Sementara warga yang keberatan dengan harga yang ditetapkan appraisal, dipersilakan menggugat lewat pengadilan sendiri-sendiri.
Hal ini yang membuat warga apatis karena mereka yakin tidak akan menang melawan negara.
“Dulu diundangnya ramai-ramai, sekarang kok disuruh menggugat di pengadilan sendiri-sendiri. Mana ada yang bisa menang,” keluh Sutrimo.
Ditanya soal ganti untung tanahnya, Sutrimo mengakui memang sudah di atas harga pasar.
Ia mencontohkan, 4 tahun lalu harga tanah di bagian dalam Rp 4.000.000 per ru (16 meter persegi).
Sekarang dengan harga Rp 420.000 per meter, maka harga per ru menjadi sekitar Rp 6.720.000.
“Harganya sudah lebih mahal, tapi tidak sampai 2 kali lipat,” tandasnya.
Seorang mantan pejabat di Pemkab Tulungagung yang tidak mau disebut namanya, juga mengaku belum tanda tangan persetujuan harga dari appraisal.
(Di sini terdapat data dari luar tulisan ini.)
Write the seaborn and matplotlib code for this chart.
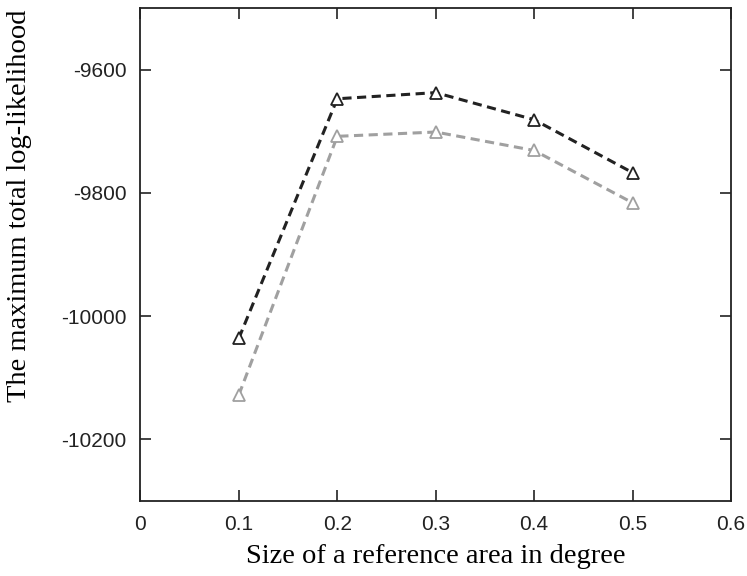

Warga masih diberi waktu untuk menandatangani dokumen harga ganti untung.
Namun yang tidak setuju memang hanya diberi jalan lewat pengadilan.
“Kalau memang punya data pendukung dan yakin harganya tidak sesuai, bisa menggugat di pengadilan. Saya masih menunggu semuanya jelas dulu,” ucapnya.